Birkás, Ákos: Untitled (16.1SAA-M2) (2001)

oil on canvas
Purchased, 2003
Keywords

Ákos Birkás produced his large paintings systematically from the mid-1980s to the end of the 1990s featuring a single motive: an oval shape filling the canvas almost completely, an abstract “head”, the countless variations of which – and the associations connected to the universal form – allowed for the interpretation of the painting as image space, as well as the condensed presentation of existential and philosophical questions. As a result of his critical relationship to painting and his own art, Birkás suddenly returned to figurative painting at the end of the 1990s, this time incorporating aspects of the “technical image” (photograph, press photography, cinema, etc.) into his art. Between 1999 and 2001 Birkás was working on his series of dual portraits: by way of juxtaposing two distinct panels, each depicting half of the faces of two people of different sex or personality, yielding a single portrait painted with vivid colors and light brush strokes.

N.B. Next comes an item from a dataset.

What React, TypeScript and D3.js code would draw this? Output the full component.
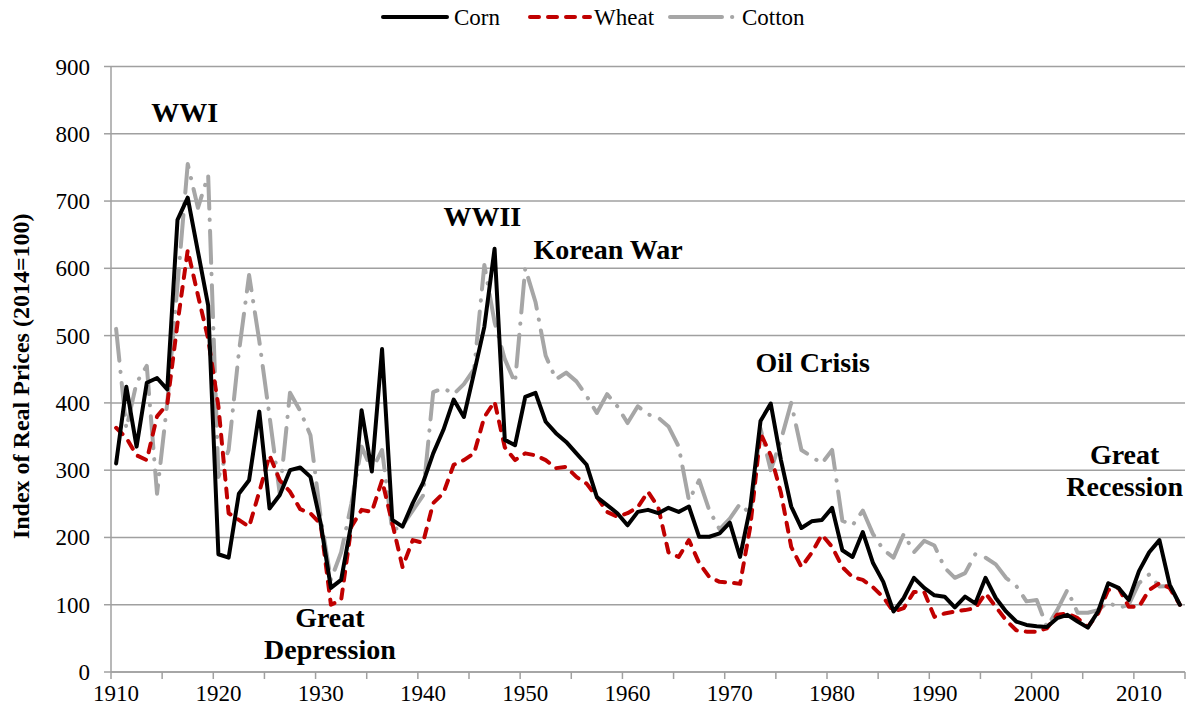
import React from "react";
import * as d3 from "d3";

const startYear = 1910;
const endYear = 2014;
const years = d3.range(startYear, endYear + 1);

const corn = [
  310, 424, 335, 430, 437, 420, 672, 705, 625, 545,
  175, 170, 265, 285, 387, 243, 263, 300, 304, 290,
  221, 125, 137, 221, 389, 298, 480, 226, 216, 251,
  281, 325, 360, 405, 379, 445, 513, 629, 345, 337,
  409, 415, 372, 355, 342, 325, 308, 260, 248, 236,
  218, 238, 241, 236, 244, 238, 246, 201, 201, 206,
  222, 171, 245, 373, 399, 315, 246, 214, 224, 226,
  244, 181, 171, 208, 162, 134, 90, 110, 140, 125,
  114, 112, 96, 112, 102, 140, 110, 90, 75, 70,
  68, 67, 80, 85, 75, 66, 90, 132, 125, 107,
  150, 178, 196, 130, 100,
];

const wheat = [
  363, 348, 322, 315, 380, 398, 518, 627, 560, 495,
  395, 236, 226, 216, 268, 322, 285, 268, 242, 236,
  220, 100, 107, 216, 241, 238, 285, 221, 156, 196,
  192, 251, 266, 308, 315, 325, 379, 402, 334, 315,
  325, 322, 315, 303, 305, 290, 280, 260, 238, 231,
  236, 245, 268, 245, 178, 171, 196, 162, 141, 134,
  133, 131, 216, 355, 322, 266, 186, 156, 177, 204,
  186, 156, 141, 137, 126, 111, 90, 95, 119, 119,
  82, 87, 90, 92, 95, 117, 97, 77, 62, 60,
  60, 65, 85, 87, 80, 67, 87, 122, 125, 97,
  97, 122, 132, 125, 100,
];

const cotton = [
  510, 362, 430, 455, 265, 400, 575, 755, 690, 738,
  290, 330, 475, 590, 492, 380, 265, 415, 388, 352,
  230, 137, 178, 250, 335, 300, 330, 210, 218, 240,
  262, 416, 422, 413, 428, 450, 605, 520, 465, 430,
  600, 550, 470, 435, 445, 432, 410, 385, 413, 395,
  370, 395, 383, 378, 365, 335, 255, 285, 240, 212,
  228, 250, 235, 362, 300, 345, 400, 330, 320, 310,
  330, 225, 218, 240, 205, 182, 170, 205, 178, 195,
  188, 155, 140, 147, 175, 170, 160, 140, 128, 105,
  107, 67, 92, 122, 88, 88, 92, 104, 95, 100,
  132, 145, 127, 128, 100,
];

const yTicks = [0, 100, 200, 300, 400, 500, 600, 700, 800, 900];
const xLabelYears = [1910, 1920, 1930, 1940, 1950, 1960, 1970, 1980, 1990, 2000, 2010];

const seriesNames = ["Corn", "Wheat", "Cotton"];

type Ann = { lines: string[]; year: number; value: number };
const annotations: Ann[] = [
  { lines: ["WWI"], year: 1916.7, value: 817 },
  { lines: ["WWII"], year: 1945.8, value: 663 },
  { lines: ["Korean War"], year: 1958.1, value: 614 },
  { lines: ["Oil Crisis"], year: 1978.1, value: 446 },
  { lines: ["Great", "Recession"], year: 2008.6, value: 309 },
  { lines: ["Great", "Depression"], year: 1930.9, value: 67 },
];

const W = 1189;
const H = 715;
const left = 111;
const right = 1185;
const top = 66.5;
const bottom = 672;
const FONT = "'Liberation Serif', 'Times New Roman', Times, serif";

export default function App() {
  const x = d3.scaleLinear().domain([startYear - 0.5, endYear + 0.5]).range([left, right]);
  const y = d3.scaleLinear().domain([0, 900]).range([bottom, top]);
  const line = d3
    .line<number>()
    .x((_, i) => x(years[i]))
    .y((d) => y(d));

  const styles = [
    { stroke: "#000000", dash: undefined as string | undefined, cap: "round" },
    { stroke: "#C00000", dash: "9 9", cap: "round" },
    { stroke: "#A6A6A6", dash: "32 11 0.3 11", cap: "round" },
  ];
  const data = [corn, wheat, cotton];

  const boundaryTicks = d3.range(startYear - 0.5, endYear + 0.6, 5);

  const legendItems = [
    { x1: 383, x2: 447, tx: 454 },
    { x1: 530, x2: 590, tx: 594 },
    { x1: 670, x2: 737, tx: 742 },
  ];

  const ts = { fontFamily: FONT } as React.CSSProperties;

  return (
    <div style={{ position: "absolute", left: 0, top: 0 }}>
      <svg width={W} height={H} style={{ display: "block", background: "#fff", fontFamily: FONT }}>
        {yTicks.map((t) => (
          <line key={"g" + t} x1={left} x2={right} y1={y(t)} y2={y(t)} stroke="#A0A0A0" strokeWidth={1.5} />
        ))}
        <line x1={left} x2={left} y1={top} y2={bottom} stroke="#A0A0A0" strokeWidth={1.5} />
        {yTicks.map((t) => (
          <g key={"yt" + t}>
            <line x1={left - 7} x2={left} y1={y(t)} y2={y(t)} stroke="#A0A0A0" strokeWidth={1.5} />
            <text x={90} y={y(t) + 8} fontSize={23} textAnchor="end" fill="#000" style={ts}>
              {t}
            </text>
          </g>
        ))}
        <line x1={left} x2={right} y1={bottom} y2={bottom} stroke="#A0A0A0" strokeWidth={1.5} />
        {boundaryTicks.map((b) => (
          <line key={"xt" + b} x1={x(b)} x2={x(b)} y1={bottom} y2={bottom + 7} stroke="#A0A0A0" strokeWidth={1.5} />
        ))}
        {xLabelYears.map((yr) => (
          <text key={"xl" + yr} x={x(yr)} y={701} fontSize={23} textAnchor="middle" fill="#000" style={ts}>
            {yr}
          </text>
        ))}
        <text
          transform={`translate(29, ${(top + bottom) / 2 + 7}) rotate(-90)`}
          textAnchor="middle"
          fontSize={24}
          fontWeight="bold"
          fill="#000"
          style={ts}
        >
          Index of Real Prices (2014=100)
        </text>
        {[2, 1, 0].map((si) => (
          <path
            key={"s" + si}
            d={line(data[si]) || ""}
            fill="none"
            stroke={styles[si].stroke}
            strokeWidth={4}
            strokeDasharray={styles[si].dash}
            strokeLinecap={styles[si].cap as any}
            strokeLinejoin="round"
          />
        ))}
        {annotations.map((a, i) => (
          <text key={"a" + i} x={x(a.year)} y={y(a.value)} fontSize={28} fontWeight="bold" textAnchor="middle" fill="#000" style={ts}>
            {a.lines.map((l, j) => (
              <tspan key={j} x={x(a.year)} dy={j === 0 ? 0 : 32}>
                {l}
              </tspan>
            ))}
          </text>
        ))}
        {legendItems.map((it, i) => (
          <g key={"lg" + i}>
            <line
              x1={it.x1}
              x2={it.x2}
              y1={17}
              y2={17}
              stroke={styles[i].stroke}
              strokeWidth={4}
              strokeDasharray={i === 2 ? "52 10 0.3 10" : styles[i].dash}
              strokeLinecap={styles[i].cap as any}
            />
            <text x={it.tx} y={25} fontSize={23} fill="#000" style={ts}>
              {seriesNames[i]}
            </text>
          </g>
        ))}
      </svg>
    </div>
  );
}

The abstract „I” is replaced by actual flesh and blood people – close and dear friends of the artist –, but the subject is still the interrelationship of the two half images: the contrast or possible unity of a woman or a man of light brown or dark hair, with blue or brown eyes, looking into the camera, at the painter, or at the viewer; the schism between the two halves (the two personalities) and the visual and emotional tension it produces. K.Sz.